Des citoyennes européennes berlinoises dans les jeux d’échelles de l’Union européenne Egalité de traitement ou discrimination dans l’accès aux minima sociaux allemands
Nikola Tietze (avec Béatrice von Hirschhausen, Julio Velasco, Dilara Hadroviç et Camille Nous)
La focale est mise sur l'accès des citoyennes européennes berlinoises aux prestations de l’allocation de base (« Grundsicherung »). Le 15 septembre 2015, la Cour de justice de l'Union européenne (CJUE) à Luxembourg a rendu son arrêt C-67/14 sur la demande préjudicielle du Bundessozialgericht à Kassel (Cour fédérale du contentieux social) dans l'affaire « Jobcenter Berlin Neukölln contre Nazifa, Sonita, Valentina et Valentino Alimanovic ». Elle a ici réinterprété des normes du droit européen en matière de l’égalité de traitement et a permis aux administrations nationales de discriminer, sans examen de la situation individuelle, les citoyens européens à la recherche d’un emploi par rapport aux ressortissants nationaux dans l’accès aux minima sociaux.
Avant cet arrêt, le tribunal du contentieux social de Berlin avait accordé une Grundsicherung à Nazifa Alimanovic, citoyenne européenne de Suède et résidant à Berlin, ce contre quoi le Jobcenter Berlin Neukölln avait fait appel devant le Bundessozialgericht à Kassel.
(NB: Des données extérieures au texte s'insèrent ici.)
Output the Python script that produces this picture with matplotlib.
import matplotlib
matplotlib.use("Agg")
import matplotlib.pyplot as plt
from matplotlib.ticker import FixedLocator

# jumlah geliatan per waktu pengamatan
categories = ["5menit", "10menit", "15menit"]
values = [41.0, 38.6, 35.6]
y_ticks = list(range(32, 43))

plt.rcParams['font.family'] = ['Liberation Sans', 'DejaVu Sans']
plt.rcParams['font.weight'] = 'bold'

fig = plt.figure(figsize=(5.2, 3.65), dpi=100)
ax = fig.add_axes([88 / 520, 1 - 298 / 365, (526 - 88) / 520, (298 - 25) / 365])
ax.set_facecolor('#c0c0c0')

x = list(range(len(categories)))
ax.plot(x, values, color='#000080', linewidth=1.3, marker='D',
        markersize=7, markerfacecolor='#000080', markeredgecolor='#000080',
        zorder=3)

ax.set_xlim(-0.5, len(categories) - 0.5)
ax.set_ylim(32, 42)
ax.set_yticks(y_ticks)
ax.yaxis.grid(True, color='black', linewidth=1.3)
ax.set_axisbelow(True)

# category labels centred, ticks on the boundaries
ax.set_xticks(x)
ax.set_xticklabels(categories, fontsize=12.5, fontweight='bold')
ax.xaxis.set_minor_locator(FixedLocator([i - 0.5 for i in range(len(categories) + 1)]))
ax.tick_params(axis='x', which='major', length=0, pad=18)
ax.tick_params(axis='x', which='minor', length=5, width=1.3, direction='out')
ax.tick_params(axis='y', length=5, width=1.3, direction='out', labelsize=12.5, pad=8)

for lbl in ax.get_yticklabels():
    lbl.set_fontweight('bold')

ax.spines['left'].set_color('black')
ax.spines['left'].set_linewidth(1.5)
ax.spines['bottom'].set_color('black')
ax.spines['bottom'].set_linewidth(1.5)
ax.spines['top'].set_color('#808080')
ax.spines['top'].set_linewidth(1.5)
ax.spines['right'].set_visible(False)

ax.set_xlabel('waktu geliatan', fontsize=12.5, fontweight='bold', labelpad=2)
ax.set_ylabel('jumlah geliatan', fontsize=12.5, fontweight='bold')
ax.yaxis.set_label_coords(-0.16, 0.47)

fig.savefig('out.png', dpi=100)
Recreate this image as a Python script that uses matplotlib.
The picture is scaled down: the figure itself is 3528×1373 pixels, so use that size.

Ce dernier a alors demandé à la CJUE s'il était compatible avec le droit européen qu'un État membre exclue les citoyens européens, vivant sur son territoire, des prestations sociales non contributives et financées par l'impôt, comme celles de la Grundsicherung. Au cours du litige entre le Jobcenter Berlin Neukölln et la famille Alimanovic, différentes géographies politiques, sociales et juridiques sont entrées en relation à Berlin, Kassel et Luxembourg. Il en a résulté des interactions entre des acteurs ayant des intérêts et des besoins divergents, exerçant des professions et des responsabilités différentes et, surtout, ayant des expériences sociales inégales.
L'espace conflictuel de ces interactions est ici reconstruit sous forme de cartes, tout d'abord en ce qui concerne Berlin et les interactions qui caractérisent la lutte quotidienne de Calina, une citoyenne de l'Union berlinoise originaire de Roumanie, pour se loger, se nourrir, travailler et subvenir aux besoins de ses deux enfants (1ère carte « Calina’s Berlin »). Calina représente un exemple pour des citoyennes européennes dans la situation de Nazifa Alimanovic. Puis le regard se tourne vers les enchevêtrements politiques et juridiques dans lesquelles s'inscrivent les conflits sur l'intégration sociale des citoyennes européennes, comme Calina et Nazifa Alimanovic, en Allemagne (2ème carte « ‘Tourisme social’ ? La famille Alimanovic à Kassel) et dans l'Union européenne (3ème carte « Égalité de traitement ou exclusion ? Les citoyennes européennes de Berlin au Luxembourg »)
Les trois cartes, chacune avec son propre ordre d'échelles (accrochées les unes au-dessus des autres sur des transparents), montrent à la fois les changements des acteurs qui mènent le conflit sur l'accès aux minima sociaux, mais mettent également en lumière les déplacements dynamiques dans la définition et l'appréciation des problèmes d'intégration des citoyennes européennes.